New tools will accompany change from Google to Yahoo as default search engine for U.S. customers
Along with its impending switch to Yahoo as the default search engine for Firefox, Mozilla will also change how users conduct searches in the browser, the company said Tuesday.
Searches done in the next version of Firefox will display not only a list of suggested searches that narrow the results, but will show buttons for search engines other than the default, said Philipp Sackl, a lead designer of Firefox, in a blog post yesterday.
“These buttons allow you to find your search term directly on a specific site quickly and easily,” Sackl wrote.
For example, a search for “US Grant” started in Firefox’s default search engine can be switched to Wikipedia for results there by clicking a button.
Mozilla has implemented the changes in the beta of Firefox 34, which is scheduled for promotion to the finished, polished build next week. In the beta, Firefox 34 shows search-switch buttons for all available providers, including Bing, DuckDuckGo, Twitter and Wikipedia. Users can also add additional search engines.
Other browsers, such as Google’s Chrome and Apple’s Safari, lack similar tools, although Safari does offer a short list of suggested searches when a string is typed into its address bar.

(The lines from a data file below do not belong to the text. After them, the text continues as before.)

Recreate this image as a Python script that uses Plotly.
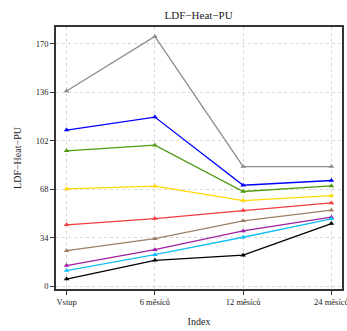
import plotly.graph_objects as go

categories = ["Vstup", "6 měsíců", "12 měsíců", "24 měsíců"]
x_pos = [1, 2, 3, 4]

series_names = ["gray", "blue", "green", "yellow", "red", "brown", "purple", "cyan", "black"]
series_colors = ["#8c8c8c", "#0000ff", "#4f9a0f", "#ffd700", "#f23c3c", "#9c7f62", "#a020a0", "#12bff5", "#000000"]
gray_vals   = [136.8, 175.1, 83.8, 83.8]
blue_vals   = [109.4, 118.5, 70.7, 74.0]
green_vals  = [94.8, 98.8, 66.3, 70.2]
yellow_vals = [68.1, 70.0, 59.9, 63.4]
red_vals    = [42.9, 47.3, 52.9, 58.3]
brown_vals  = [24.8, 33.2, 45.7, 53.2]
purple_vals = [14.3, 25.5, 38.6, 48.3]
cyan_vals   = [10.8, 22.0, 34.2, 47.1]
black_vals  = [4.9, 18.0, 21.6, 43.8]
all_vals = [gray_vals, blue_vals, green_vals, yellow_vals, red_vals,
            brown_vals, purple_vals, cyan_vals, black_vals]

y_ticks = [0, 34, 68, 102, 136, 170]

fig = go.Figure()
for name, col, vals in zip(series_names, series_colors, all_vals):
    fig.add_trace(go.Scatter(
        x=x_pos, y=vals, mode="lines+markers", name=name,
        line=dict(color=col, width=1.3),
        marker=dict(symbol="triangle-up", size=5, color=col),
        showlegend=False))

font = "Liberation Serif, Times New Roman, serif"
W, H = 347, 331
fig.update_layout(
    width=W, height=H,
    margin=dict(l=55.5, r=5.3, t=27.3, b=42, autoexpand=False),
    paper_bgcolor="white", plot_bgcolor="white",
    font=dict(family=font, size=8.5, color="#222"),
    title=dict(text="LDF−Heat−PU", x=198.6 / W, xanchor="center",
               y=1 - 15 / H, yanchor="middle",
               font=dict(size=11, family=font, color="#222")),
    xaxis=dict(range=[0.88, 4.12], tickvals=x_pos, ticktext=categories,
               showline=True, mirror=True, linecolor="#333", linewidth=1.7,
               ticks="outside", ticklen=4, tickcolor="#333",
               ticklabeloverflow="allow",
               showgrid=True, gridcolor="#d8d8d8", griddash="dot", gridwidth=1,
               zeroline=False, tickfont=dict(size=8.5, family=font),
               title=dict(text="Index", font=dict(size=10, family=font), standoff=12)),
    yaxis=dict(range=[-2.1, 181.7], tickvals=y_ticks,
               showline=True, mirror=True, linecolor="#333", linewidth=1.7,
               ticks="outside", ticklen=4, tickcolor="#333",
               showgrid=True, gridcolor="#d8d8d8", griddash="dot", gridwidth=1,
               zeroline=False, tickfont=dict(size=8.5, family=font),
               title=dict(text="LDF−Heat−PU", font=dict(size=10, family=font), standoff=12)),
)
fig.write_html(
    "out.html",
    config={"displayModeBar": False},
    post_script="document.body.style.margin='0';"
                "document.documentElement.style.overflow='hidden';"
                "document.body.style.overflow='hidden';",
)
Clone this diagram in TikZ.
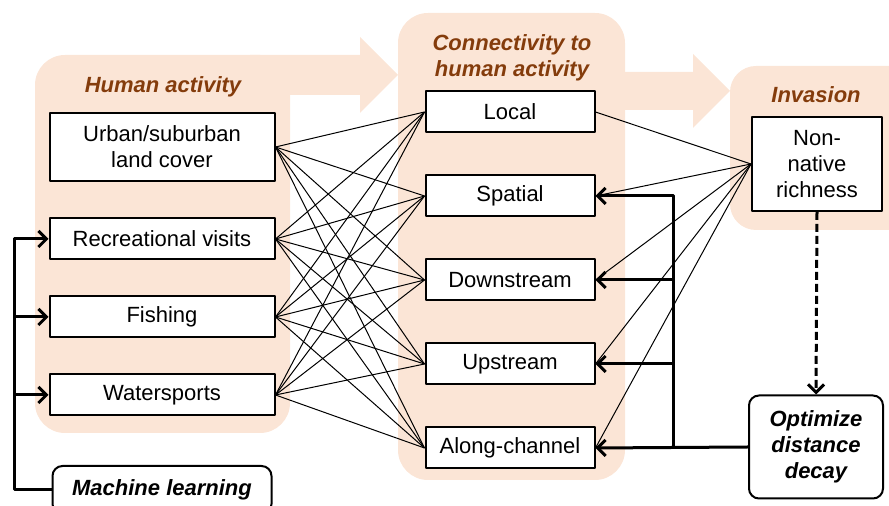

Mozilla will introduce the search tweaks next week when it ships the production version of Firefox 34, currently slated for a Dec. 1 release. At the same time, Mozilla will also introduce Yahoo as the default search engine in the U.S.
“Under a new five-year strategic partnership … Yahoo Search will become the default search experience for Firefox in the U.S.,” Mozilla CEO Chris Beard said last week.
Beard’s description implied that Mozilla will automatically change the default search engine within Firefox from the earlier Google to Yahoo for all U.S. customers. But in the beta of Firefox 34 the previous default — Google — remained in place.
Mozilla may face resistance from existing users if it changes the search engine to Yahoo without their permission when Firefox updates itself next week. Firefox users will be able to change the default to another provider, including back to Google, however.
Mozilla did not immediately reply to questions about how it will handle the change from Google to Yahoo within Firefox.
Firefox, unlike its browser rivals, will continue to use separate search and address bars rather than unify them into one field where users can type not only URLs but also search strings. Safari, Chrome and Microsoft’s Internet Explorer (IE) all offer a unified address-search bar.
“That has been looked at several times, but there are difficult privacy problems to overcome if you also want to provide search suggestions,” said Gervase Markham of Mozilla in an answer Wednesday to a user’s comment appended to Sackl’s post. “If someone is typing a URL, they don’t necessarily want their default search engine to know where they are going. And yet, if you want to provide search suggestions well, you have to send every keystroke in a unified box to the search provider.”